Youtube's strategy with hashtag pages is similar to Facebook, Linkedin, Instagram, & co: they use categories like hashtags, people, businesses, or locations to structure their vast data indices. Clubhouse does something similar with Interests and Events (/events) right now. I'm actually surprised Youtube hasn't done this sooner.
Structuring content under accessible URLs makes content available to users and search engines. It's vital because UGC platforms and marketplaces often have so much content that finding it through backlinks, the homepage, and XML sitemaps is not as reliable as a solid internal link structure.
Side note: Youtube loads a lot of duplicate content with unoptimized titles on its plate, which makes the doubt that an SEO had their hand in this. It should have.
Rank = incentive
When you create structure and group content, you build structures that lead to "rank". A video at the top of a hashtag page will be seen more often than one at the bottom - and that's good. A homepage is a feed that has to serve everyone. Platforms either show the most recent and relevant content on it or personalize the homepage. That's good and makes sense, but categories and category pages are the parts of a taxonomy that drive relevance and competition for attention.
Youtube has categories, G2 has categories, and in both cases, it helps users and machines to orient themselves and narrow content further down. It helps them find what they're looking for faster. Ranking on the homepage is either impossible (100% personalization) or unrealistic (because you compete with everyone). Category pages is where it's at. Google, when it started, opened the same opportunity up to billions of sites because ranking for keywords instead of at the top of directories (like Mozilla's DMOZ) is way more economical.
The challenge for platforms is sorting. If the homepage feed is completely personalized, category pages are where content competes for attention. The narrower the playing field, the better you need to be able to sort because relevance is clearly defined. How do you decide what ranks at the top or is the most visible? It's still a hard question.
For tool vendors, hashtag pages are an opportunity to crawl hashtag pages and aggregate the number of channels and videos to display a competition or popularity score.
For users, hashtag pages mean more ways discovery of videos.

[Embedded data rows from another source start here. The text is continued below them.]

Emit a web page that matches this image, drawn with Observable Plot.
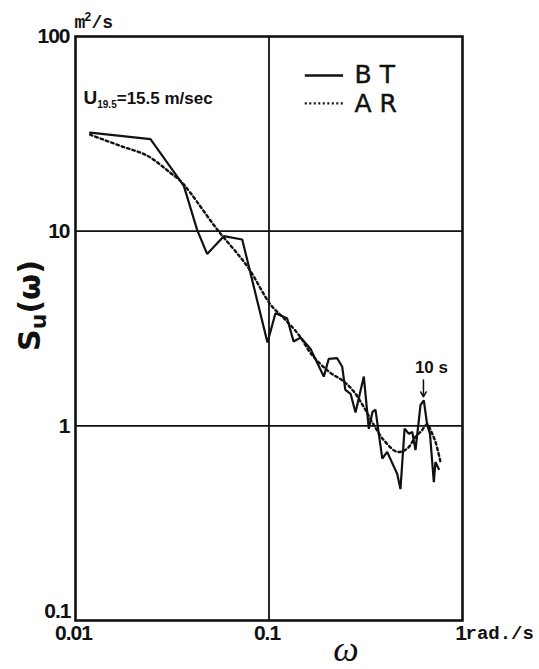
<!DOCTYPE html>
<html>
<head>
<meta charset="utf-8">
<script src="https://cdn.jsdelivr.net/npm/d3@7"></script>
<script src="https://cdn.jsdelivr.net/npm/@observablehq/plot@0.6"></script>
<style>
  html, body { margin: 0; padding: 0; background: #fff; }
  #chart svg { display: block; }
</style>
</head>
<body>
<div id="chart"></div>
<script>
// BT spectrum: angular frequency ω (rad/s) and spectral density S_u(ω) (m²/s)
const omegaBT = [0.0119, 0.0244, 0.0363, 0.0426, 0.0479, 0.0584, 0.0727, 0.0982, 0.108, 0.124,
                 0.134, 0.1455, 0.1638, 0.192, 0.2037, 0.2246, 0.239, 0.248, 0.264, 0.28,
                 0.309, 0.328, 0.343, 0.355, 0.385, 0.408, 0.46, 0.478, 0.502, 0.528,
                 0.55, 0.5715, 0.607, 0.631, 0.657, 0.679, 0.711, 0.725, 0.754];
const spectrumBT = [32.1, 29.7, 17.1, 10.1, 7.64, 9.43, 9.06, 2.68, 3.79, 3.57,
                    2.71, 2.84, 2.49, 1.79, 2.21, 2.23, 2.01, 1.53, 1.46, 1.17,
                    1.79, 0.965, 1.18, 1.21, 0.678, 0.735, 0.566, 0.473, 0.968, 0.91,
                    0.93, 0.75, 1.28, 1.35, 1.01, 0.91, 0.514, 0.652, 0.60];

// AR model spectrum
const omegaAR = [0.0119, 0.0171, 0.0235, 0.031, 0.0349, 0.0393, 0.054, 0.0772, 0.1018, 0.1193,
                 0.1426, 0.167, 0.2037, 0.2435, 0.2744, 0.309, 0.348, 0.392, 0.46, 0.518,
                 0.5715, 0.614, 0.657, 0.683, 0.725, 0.77];
const spectrumAR = [31.3, 27.4, 24.4, 19.9, 18.1, 15.7, 10.2, 6.6, 4.2, 3.57,
                    2.93, 2.31, 1.90, 1.69, 1.50, 1.25, 1.01, 0.844, 0.735, 0.764,
                    0.878, 0.942, 1.02, 0.954, 0.827, 0.65];

// Axis ticks and their labels
const xTicks = [0.01, 0.1, 1];
const xTickLabels = ["0.01", "0.1", "1"];
const yTicks = [100, 10, 1];
const yTickLabels = ["100", "10", "1"];
const yMinTick = [0.1];
const yMinTickLabel = ["0.1"];

// Series names and the 10-second period peak
const seriesNames = ["BT", "AR"];
const peakPeriod = 10; // s
const peakOmega = 2 * Math.PI / peakPeriod;

const bt = omegaBT.map((w, i) => ({w, s: spectrumBT[i]}));
const ar = omegaAR.map((w, i) => ({w, s: spectrumAR[i]}));

const tickFont = "'Liberation Sans', Arial, sans-serif";
const unitFont = "'Liberation Mono', 'DejaVu Sans Mono', monospace";
const tickStyle = {fontFamily: tickFont, fontWeight: "bold", fontSize: 21, lineAnchor: "middle"};
const legendStyle = {frameAnchor: "top-left", textAnchor: "start", lineAnchor: "middle",
                     fontFamily: "'DejaVu Sans', sans-serif", fontSize: 25};

const chart = Plot.plot({
  width: 539,
  height: 669,
  marginLeft: 75,
  marginRight: 77,
  marginTop: 36,
  marginBottom: 49,
  style: {background: "#fff", color: "#111", overflow: "visible"},
  x: {type: "log", domain: [0.01, 1], axis: null},
  y: {type: "log", domain: [0.1, 100], axis: null},
  marks: [
    // grid lines at the middle decades
    Plot.ruleX([0.1], {stroke: "#111", strokeWidth: 1.8}),
    Plot.ruleY([10, 1], {stroke: "#111", strokeWidth: 1.8}),
    Plot.frame({stroke: "#111", strokeWidth: 2.6}),

    // spectra
    Plot.line(bt, {x: "w", y: "s", stroke: "#111", strokeWidth: 2.2, strokeLinejoin: "miter"}),
    Plot.line(ar, {x: "w", y: "s", stroke: "#111", strokeWidth: 2.4,
                   strokeDasharray: "2.6,3", curve: "catmull-rom"}),

    // y tick labels
    Plot.text(yTicks, {x: 0.01, y: d => d, text: (d, i) => yTickLabels[i], dx: -6,
                       textAnchor: "end", ...tickStyle}),
    Plot.text(yMinTick, {x: 0.01, y: d => d, text: (d, i) => yMinTickLabel[i], dx: -5, dy: -9,
                         textAnchor: "end", ...tickStyle}),
    // x tick labels
    Plot.text(xTicks, {x: d => d, y: 0.1, text: (d, i) => xTickLabels[i], dy: 13, dx: -2, ...tickStyle}),
    Plot.text(["rad./s"], {x: 1, y: 0.1, text: d => d, dx: 3, dy: 12, textAnchor: "start",
                           fontFamily: unitFont, fontWeight: "bold", fontSize: 19, lineAnchor: "middle"}),
    Plot.text(["m2/s"], {frameAnchor: "top-left", text: d => d, dy: -14, dx: -1, textAnchor: "start",
                         fontFamily: unitFont, fontWeight: "bold", fontSize: 18, lineAnchor: "middle"}),

    // axis titles
    Plot.text(["ω"], {frameAnchor: "bottom", text: d => d, dx: 77, dy: 29, lineAnchor: "middle",
                      textAnchor: "middle",
                      fontFamily: "'Liberation Serif', serif", fontStyle: "italic", fontSize: 36}),
    Plot.text(["Su(ω)"], {frameAnchor: "left", text: d => d, dx: -45, dy: -23, rotate: -90,
                          lineAnchor: "middle", textAnchor: "middle",
                          fontFamily: "'DejaVu Sans', sans-serif", fontWeight: "bold", fontSize: 30}),

    // wind speed note
    Plot.text(["U19.5=15.5 m/sec"], {frameAnchor: "top-left", text: d => d, dx: 8, dy: 62,
                                      textAnchor: "start", lineAnchor: "middle",
                                      fontFamily: "'Liberation Sans', sans-serif",
                                      fontWeight: "bold", fontSize: 17}),

    // legend: sample strokes and series names
    Plot.ruleY([63], {x1: 0.154, x2: 0.243, stroke: "#111", strokeWidth: 2.4}),
    Plot.ruleY([45.3], {x1: 0.154, x2: 0.243, stroke: "#111", strokeWidth: 2.2, strokeDasharray: "2,2.5"}),
    Plot.text([seriesNames[0]], {...legendStyle, text: d => d, dx: 279, dy: 38}),
    Plot.text([seriesNames[1]], {...legendStyle, text: d => d, dx: 279, dy: 67}),

    // 10 s period marker
    Plot.arrow([peakOmega], {x1: d => d, x2: d => d, y1: 1.72, y2: 1.41, stroke: "#111",
                             strokeWidth: 1.5, headLength: 6}),
    Plot.text([peakOmega], {x: d => d, y: 2.0, text: () => `${peakPeriod} s`, dx: 8,
                            lineAnchor: "middle",
                            fontFamily: "'Liberation Sans', sans-serif", fontWeight: "bold", fontSize: 17})
  ]
});

document.getElementById("chart").append(chart);
const svg = d3.select(chart);
const byText = s => svg.selectAll("text").filter(function() { return this.textContent === s; });

// wind speed with subscripted height
byText("U19.5=15.5 m/sec").each(function() {
  const t = d3.select(this).text(null);
  t.append("tspan").attr("font-size", 19).text("U");
  t.append("tspan").attr("font-size", 10).attr("dy", 4).text("19.5");
  t.append("tspan").attr("dy", -4).text("=15.5 m/sec");
});

// y-axis title with subscript u
byText("Su(ω)").each(function() {
  const t = d3.select(this).text(null);
  t.append("tspan").text("S");
  t.append("tspan").attr("font-size", 22).attr("dy", 6).text("u");
  t.append("tspan").attr("dy", -6).text("(ω)");
});

// unit with superscript 2
byText("m2/s").each(function() {
  const t = d3.select(this).text(null);
  t.append("tspan").text("m");
  t.append("tspan").attr("font-size", 12).attr("dy", -7).attr("dx", -1).text("2");
  t.append("tspan").attr("dy", 7).text("/s");
});

// spacing of the legend labels and tick digits
seriesNames.forEach(n => byText(n).attr("letter-spacing", 8).attr("stroke", "#111").attr("stroke-width", 0.4));
svg.selectAll("text").filter(function() {
  return /^[0-9.]+$/.test(this.textContent);
}).attr("letter-spacing", -1);
</script>
</body>
</html>
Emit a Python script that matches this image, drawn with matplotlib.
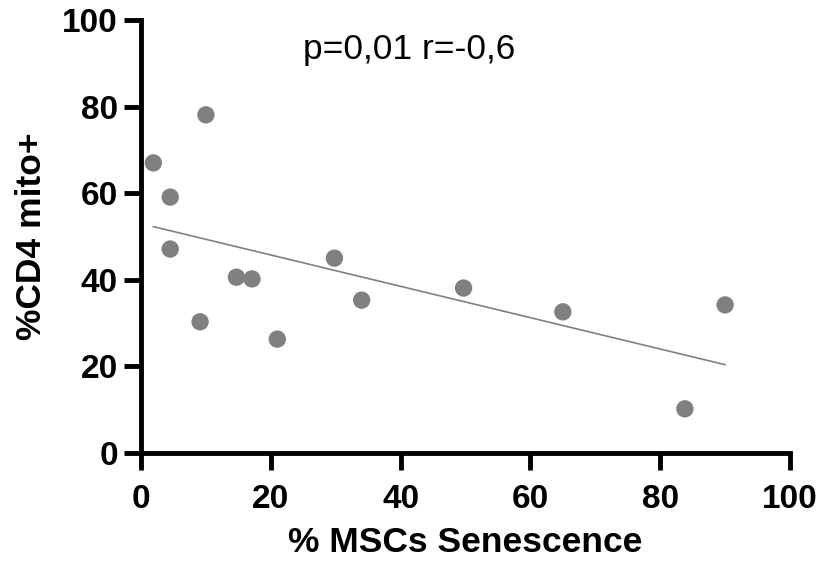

Youtube will have to find a way to make hashtag pages discoverable, display relevant content on them, and ensure they provide value. They got the relevance down, but not yet discoverability and optimization. I haven't seen any links between hashtag pages. They're only discoverable through hashtag links on videos, and that's where Youtube misses the point: the goal of the longtail is to bring more niche content to the surface. Let's see if they'll succeed.